I was at her house on Friday last week when she mentioned to me that she couldn’t see out of one side of her eye. There seemed to be a curtain over it.
That sounded like the classic symptom of a detaching retina, and I immediately called her ophthalmologist. They had her come in immediately. However, the doctor was unable to see any problems or damage to the retina. She referred Mom to a retina specialist, but the earliest they could get her in was the following Wednesday. The doctor seemed confident enough that it wasn’t a detached retina that waiting a few days wouldn’t hurt.
But on Tuesday Mom mentioned that the curtain had grown and was now covering almost half her vision in that eye. I immediately called the retina specialist and they had me bring her right in. This time the specialist could see that the retina was definitely detached. That was the bad news. The good news was that the detachment was in a quadrant that generally progresses slowly and there was no immediate danger of reaching the center of her vision (fovea centralis). So instead of going in that evening, he scheduled it for the following day, today, Wednesday.
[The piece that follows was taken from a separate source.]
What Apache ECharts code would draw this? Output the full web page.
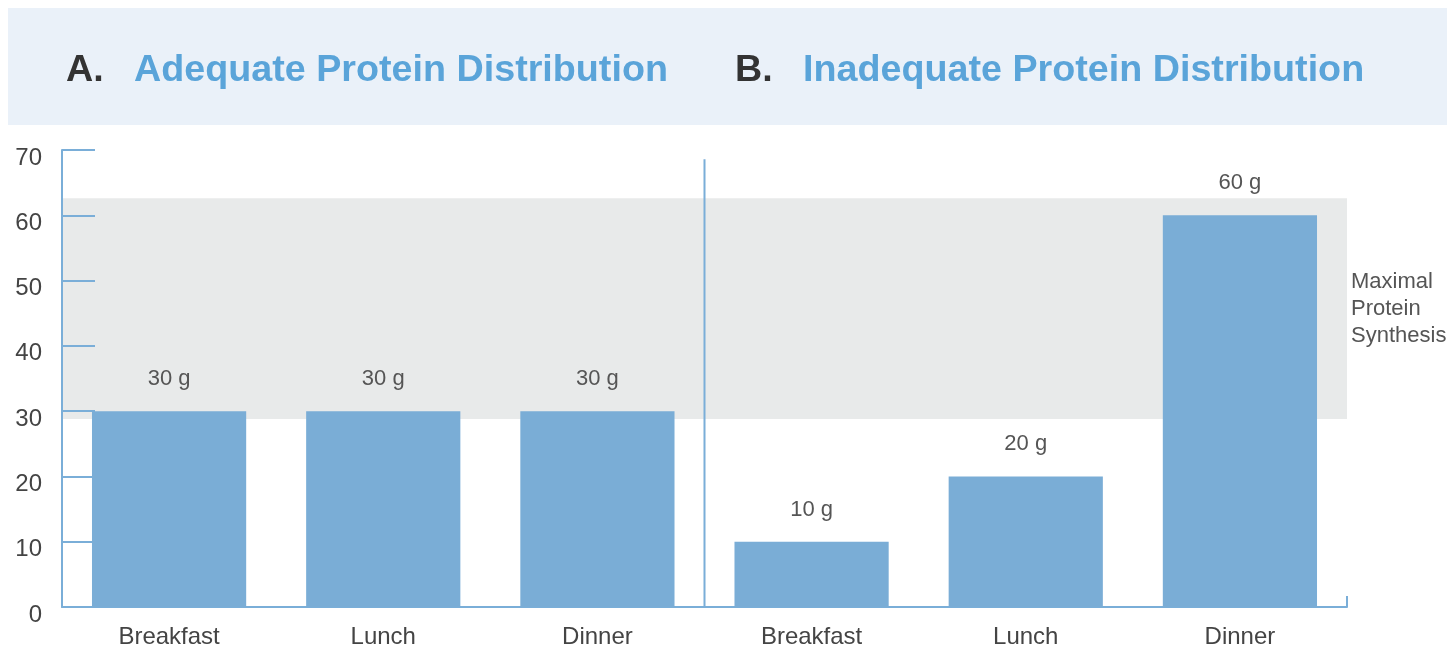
<!DOCTYPE html>
<html>
<head>
<meta charset="utf-8">
<script src="https://cdn.jsdelivr.net/npm/echarts@6/dist/echarts.min.js"></script>
<style>
  html, body { margin: 0; padding: 0; background: #fff; }
  #chart { width: 1447px; height: 652px; }
</style>
</head>
<body>
<div id="chart"></div>
<script>
// --- Data ---
const categories = ['Breakfast', 'Lunch', 'Dinner', 'Breakfast', 'Lunch', 'Dinner']
const protein = [30, 30, 30, 10, 20, 60]
const synthesisBand = [28.8, 62.6]
const dividerLine = [[3, 0], [3, 68.6]]
const yMin = 0
const yMax = 70
const yStep = 10

const axisBlue = '#7aaed8'
const barBlue = '#7aadd6'
const titleBlue = '#5aa4d9'
const textGrey = '#444'
const titleFont = 'bold 37.7px Liberation Sans'

const chart = echarts.init(document.getElementById('chart'))

const option = {
  backgroundColor: '#fff',
  animation: false,
  textStyle: { fontFamily: 'Liberation Sans, Arial, sans-serif' },
  graphic: [
    {
      type: 'rect',
      shape: { x: 8, y: 8, width: 1439, height: 117 },
      style: { fill: '#eaf1f9' },
      z: -1,
    },
    {
      type: 'text', x: 66, y: 71,
      style: { text: 'A.', fill: '#333', font: titleFont, verticalAlign: 'middle' },
    },
    {
      type: 'text', x: 134, y: 71,
      style: { text: 'Adequate Protein Distribution', fill: titleBlue, font: titleFont, verticalAlign: 'middle' },
    },
    {
      type: 'text', x: 735, y: 71,
      style: { text: 'B.', fill: '#333', font: titleFont, verticalAlign: 'middle' },
    },
    {
      type: 'text', x: 803, y: 71,
      style: { text: 'Inadequate Protein Distribution', fill: titleBlue, font: titleFont, verticalAlign: 'middle' },
    },
  ],
  grid: { left: 62, right: 100, top: 150, bottom: 45 },
  xAxis: [
    {
      type: 'category',
      data: categories,
      axisLine: { lineStyle: { color: axisBlue, width: 2 } },
      axisTick: { show: false },
      axisLabel: { color: textGrey, fontSize: 24, margin: 18 },
    },
    {
      type: 'value',
      min: 0,
      max: 6,
      interval: 6,
      position: 'bottom',
      axisLine: { show: false },
      axisTick: { show: true, inside: true, length: 11, lineStyle: { color: axisBlue, width: 2 } },
      axisLabel: { show: false },
      splitLine: { show: false },
    },
  ],
  yAxis: {
    type: 'value',
    min: yMin,
    max: yMax,
    interval: yStep,
    z: 2,
    axisLine: { show: true, lineStyle: { color: axisBlue, width: 2 } },
    axisTick: { show: true, inside: true, length: 33, lineStyle: { color: axisBlue, width: 2 } },
    splitLine: { show: false },
    axisLabel: { color: textGrey, fontSize: 24, margin: 20, verticalAlign: 'top', lineHeight: 16 },
  },
  series: [
    {
      type: 'line',
      xAxisIndex: 1,
      data: dividerLine,
      symbol: 'none',
      lineStyle: { color: axisBlue, width: 2 },
      z: 1,
      markArea: {
        silent: true,
        itemStyle: { color: '#e8eaea' },
        label: {
          show: true,
          position: 'right',
          distance: 4,
          color: '#555',
          fontSize: 22,
          lineHeight: 27,
          align: 'left',
        },
        data: [[
          { yAxis: synthesisBand[0], name: 'Maximal\nProtein\nSynthesis' },
          { yAxis: synthesisBand[1] },
        ]],
      },
    },
    {
      type: 'bar',
      data: protein,
      barWidth: '72%',
      itemStyle: { color: barBlue },
      z: 3,
      label: {
        show: true,
        position: 'top',
        distance: 21,
        color: '#555',
        fontSize: 22,
        formatter: (p) => `${p.value} g`,
      },
    },
  ],
}

chart.setOption(option)
</script>
</body>
</html>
So today Dale and I drove her 60 miles from her house to Sun City where the doctor performed surgery and fixed her retina.
The technique (Pneumatic Retinopexy) is interesting. There were two steps. First, he injected some gas into the eyeball. The gas bubble pushes against the retina and forces it back into place in the back of the eye. Then they shoot a laser to “weld” the retina into place. The gas bubble has to remain against the retina while it heals, so it’s important that she maintain her head in a specific orientation to bring that area of the retina up, so the bubble floats up against it. That means sleeping on her left side, which she hasn’t done in many years. She says it hurts her hips. Fortunately (?) she is taking Vicodin for the pain and so her hip shouldn’t bother her much tonight. She needs to continue this way for 7 days. Hopefully her hip will get used to it.
Prognosis is good. The surgeon said that as long as she lets that bubble do its work for a few days she should heal and recover pretty much all her vision, or at least all that macular degeneration has left her.
Now if they could have done that 55 years ago, I might enjoy watching 3D movies today.
3 responses so far ↓
1 Donna // Jun 20, 2013 at 5:06 pm
Good recap, Daryl. Thanks for taking such good care of her.
2 Karen // Jun 20, 2013 at 9:10 pm
Glad to hear the surgery went well. Wish her a speedy recovery.
3 Daryl // Jun 20, 2013 at 10:37 pm
Dale took her back to see the doctor today for a followup. Everything progressing fine, except the pressure was a little high in that eye. They gave her some eye drops to help keep the pressure under control.
So from now until next Tuesday when she goes back to see the surgeon, it’s just take it easy and lie on her left side as much as possible.